___ Input rows
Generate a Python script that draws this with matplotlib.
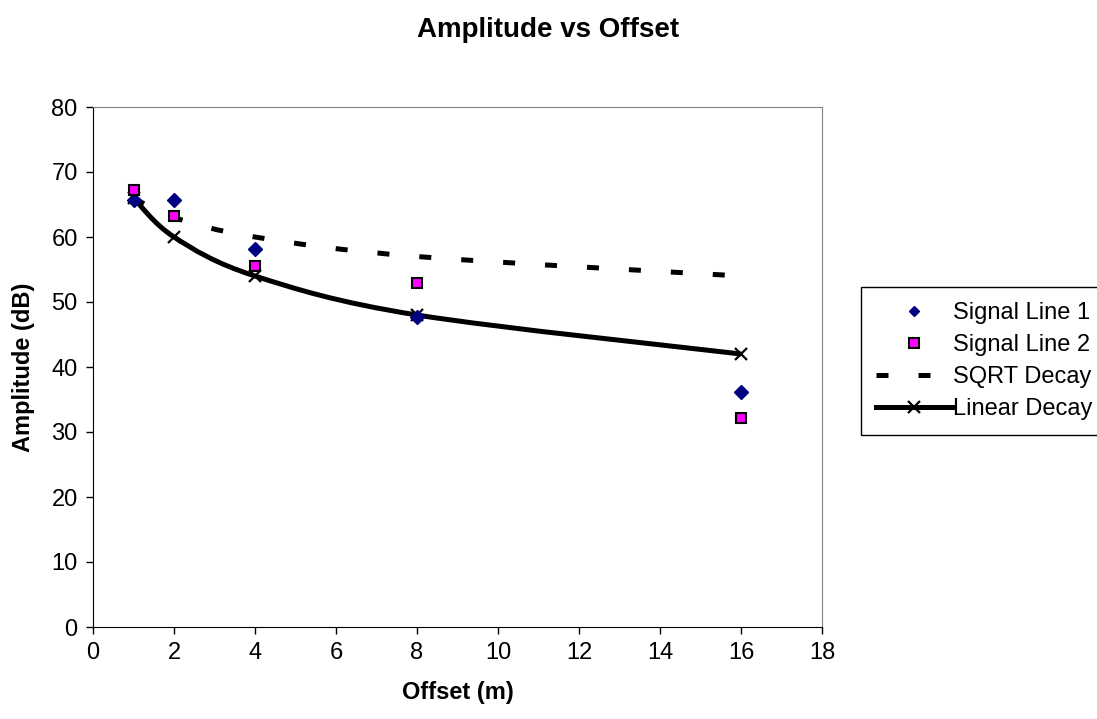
import matplotlib
matplotlib.use("Agg")
import matplotlib.pyplot as plt
from matplotlib.path import Path
from matplotlib.patches import PathPatch
from matplotlib.lines import Line2D
import numpy as np

plt.rcParams['font.family'] = ['Liberation Sans', 'DejaVu Sans']

## data
offset = [1, 2, 4, 8, 16]
signal_line_1 = [65.7, 65.7, 58.1, 47.7, 36.2]
signal_line_2 = [67.3, 63.2, 55.6, 52.9, 32.2]
sqrt_decay = [66, 63, 60, 57, 54]
linear_decay = [66, 60, 54, 48, 42]


def smooth_path(xs, ys):
    ## excel style smoothed line (catmull-rom through the points)
    pts = np.column_stack([xs, ys]).astype(float)
    ext = np.vstack([pts[0], pts, pts[-1]])
    verts = [pts[0]]
    codes = [Path.MOVETO]
    for i in range(len(pts) - 1):
        p0, p1, p2, p3 = ext[i], ext[i + 1], ext[i + 2], ext[i + 3]
        verts += [p1 + (p2 - p0) / 6, p2 - (p3 - p1) / 6, p2]
        codes += [Path.CURVE4] * 3
    return Path(verts, codes)


fig = plt.figure(figsize=(10.97, 7.19), dpi=100)
ax = fig.add_axes([93 / 1097, 1 - 627 / 719, (822 - 93) / 1097, (627 - 107) / 719])

lw = 3.6
dash = (0, (2.4, 6.0))
ax.add_patch(PathPatch(smooth_path(offset, sqrt_decay), fill=False, color='black',
                       lw=lw, linestyle=dash, capstyle='butt', zorder=2))
ax.add_patch(PathPatch(smooth_path(offset, linear_decay), fill=False, color='black',
                       lw=lw, zorder=2))
ax.plot(offset, linear_decay, linestyle='none', marker='x', color='black',
        ms=9, mew=1.6, zorder=3)
ax.plot(offset, signal_line_1, linestyle='none', marker='D', color='#000080',
        ms=7, zorder=4)
ax.plot(offset, signal_line_2, linestyle='none', marker='s', mfc='#FF00FF',
        mec='black', mew=1.5, ms=7.5, zorder=5)

ax.set_xlim(0, 18)
ax.set_ylim(0, 80)
ax.set_xticks(range(0, 19, 2))
ax.set_yticks(range(0, 81, 10))
ax.tick_params(direction='out', length=5, width=1, labelsize=17, pad=6)
for s in ['left', 'bottom']:
    ax.spines[s].set_color('black')
for s in ['top', 'right']:
    ax.spines[s].set_color('#808080')

ax.set_xlabel('Offset (m)', fontsize=17, fontweight='bold', labelpad=12)
ax.set_ylabel('Amplitude (dB)', fontsize=17, fontweight='bold', labelpad=12)
fig.text(0.5, 1 - 30 / 719, 'Amplitude vs Offset', fontsize=20, fontweight='bold',
         ha='center', va='center')

handles = [
    Line2D([], [], linestyle='none', marker='D', color='#000080', ms=5.5),
    Line2D([], [], linestyle='none', marker='s', mfc='#FF00FF', mec='black', mew=1.5, ms=6.5),
    Line2D([], [], color='black', lw=lw, linestyle=dash),
    Line2D([], [], color='black', lw=lw, marker='x', ms=9, mew=1.6),
]
labels = ['Signal Line 1', 'Signal Line 2', 'SQRT Decay', 'Linear Decay']
leg = fig.legend(handles, labels, loc='upper left',
                 bbox_to_anchor=(861 / 1097, 1 - 287 / 719), fontsize=17,
                 frameon=True, fancybox=False, edgecolor='black', framealpha=1,
                 handlelength=3.2, handletextpad=0.05, labelspacing=0.42,
                 borderpad=0.65, borderaxespad=0)
leg.get_frame().set_linewidth(1)

fig.savefig('out.png', dpi=100)
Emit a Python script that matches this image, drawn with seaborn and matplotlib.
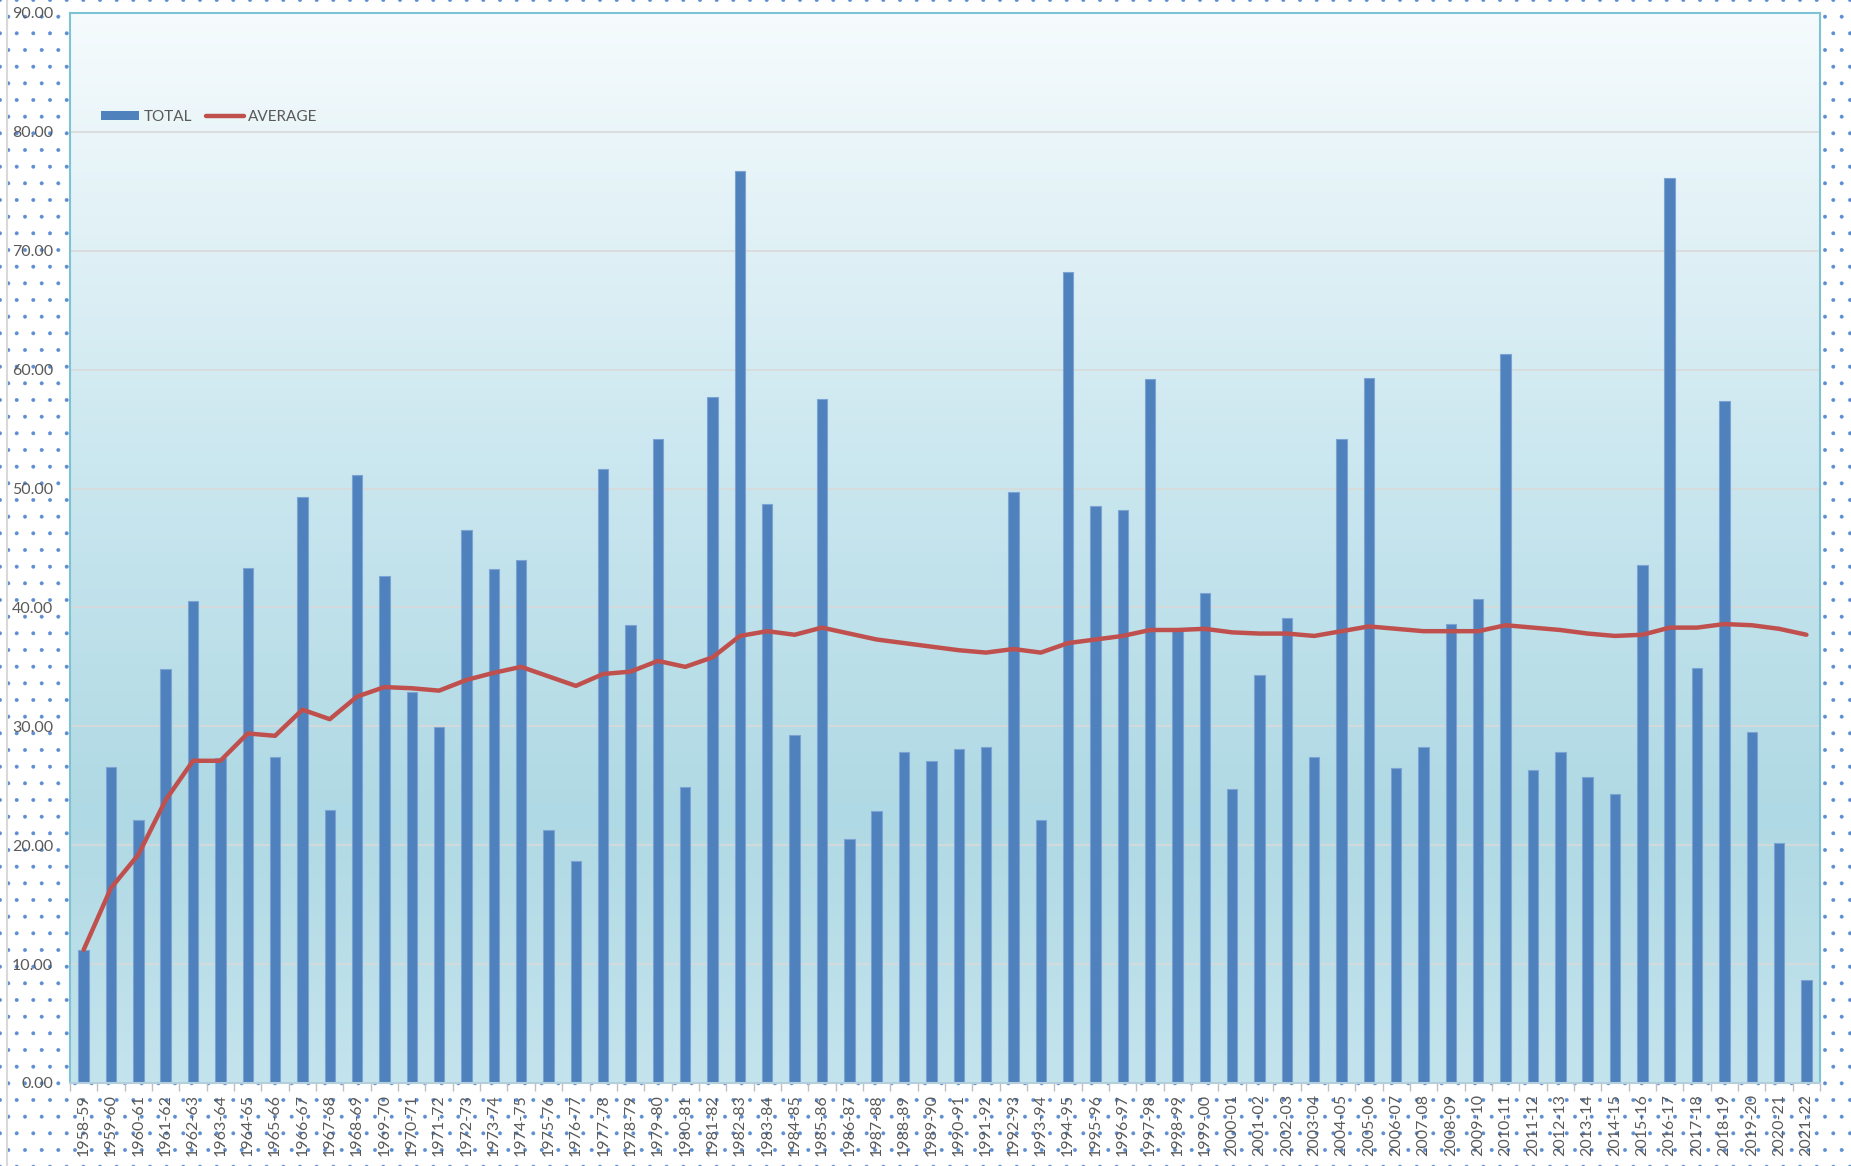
______
### Instructions for the task
Repeat the records above verbatim, with no pictures in the result.

### Output
Generate a Python script that draws this with matplotlib.
import matplotlib
matplotlib.use("Agg")
import matplotlib.pyplot as plt
from matplotlib.path import Path
from matplotlib.patches import PathPatch
from matplotlib.lines import Line2D
import numpy as np

plt.rcParams['font.family'] = ['Liberation Sans', 'DejaVu Sans']

## data
offset = [1, 2, 4, 8, 16]
signal_line_1 = [65.7, 65.7, 58.1, 47.7, 36.2]
signal_line_2 = [67.3, 63.2, 55.6, 52.9, 32.2]
sqrt_decay = [66, 63, 60, 57, 54]
linear_decay = [66, 60, 54, 48, 42]


def smooth_path(xs, ys):
    ## excel style smoothed line (catmull-rom through the points)
    pts = np.column_stack([xs, ys]).astype(float)
    ext = np.vstack([pts[0], pts, pts[-1]])
    verts = [pts[0]]
    codes = [Path.MOVETO]
    for i in range(len(pts) - 1):
        p0, p1, p2, p3 = ext[i], ext[i + 1], ext[i + 2], ext[i + 3]
        verts += [p1 + (p2 - p0) / 6, p2 - (p3 - p1) / 6, p2]
        codes += [Path.CURVE4] * 3
    return Path(verts, codes)


fig = plt.figure(figsize=(10.97, 7.19), dpi=100)
ax = fig.add_axes([93 / 1097, 1 - 627 / 719, (822 - 93) / 1097, (627 - 107) / 719])

lw = 3.6
dash = (0, (2.4, 6.0))
ax.add_patch(PathPatch(smooth_path(offset, sqrt_decay), fill=False, color='black',
                       lw=lw, linestyle=dash, capstyle='butt', zorder=2))
ax.add_patch(PathPatch(smooth_path(offset, linear_decay), fill=False, color='black',
                       lw=lw, zorder=2))
ax.plot(offset, linear_decay, linestyle='none', marker='x', color='black',
        ms=9, mew=1.6, zorder=3)
ax.plot(offset, signal_line_1, linestyle='none', marker='D', color='#000080',
        ms=7, zorder=4)
ax.plot(offset, signal_line_2, linestyle='none', marker='s', mfc='#FF00FF',
        mec='black', mew=1.5, ms=7.5, zorder=5)

ax.set_xlim(0, 18)
ax.set_ylim(0, 80)
ax.set_xticks(range(0, 19, 2))
ax.set_yticks(range(0, 81, 10))
ax.tick_params(direction='out', length=5, width=1, labelsize=17, pad=6)
for s in ['left', 'bottom']:
    ax.spines[s].set_color('black')
for s in ['top', 'right']:
    ax.spines[s].set_color('#808080')

ax.set_xlabel('Offset (m)', fontsize=17, fontweight='bold', labelpad=12)
ax.set_ylabel('Amplitude (dB)', fontsize=17, fontweight='bold', labelpad=12)
fig.text(0.5, 1 - 30 / 719, 'Amplitude vs Offset', fontsize=20, fontweight='bold',
         ha='center', va='center')

handles = [
    Line2D([], [], linestyle='none', marker='D', color='#000080', ms=5.5),
    Line2D([], [], linestyle='none', marker='s', mfc='#FF00FF', mec='black', mew=1.5, ms=6.5),
    Line2D([], [], color='black', lw=lw, linestyle=dash),
    Line2D([], [], color='black', lw=lw, marker='x', ms=9, mew=1.6),
]
labels = ['Signal Line 1', 'Signal Line 2', 'SQRT Decay', 'Linear Decay']
leg = fig.legend(handles, labels, loc='upper left',
                 bbox_to_anchor=(861 / 1097, 1 - 287 / 719), fontsize=17,
                 frameon=True, fancybox=False, edgecolor='black', framealpha=1,
                 handlelength=3.2, handletextpad=0.05, labelspacing=0.42,
                 borderpad=0.65, borderaxespad=0)
leg.get_frame().set_linewidth(1)

fig.savefig('out.png', dpi=100)
Emit a Python script that matches this image, drawn with seaborn and matplotlib.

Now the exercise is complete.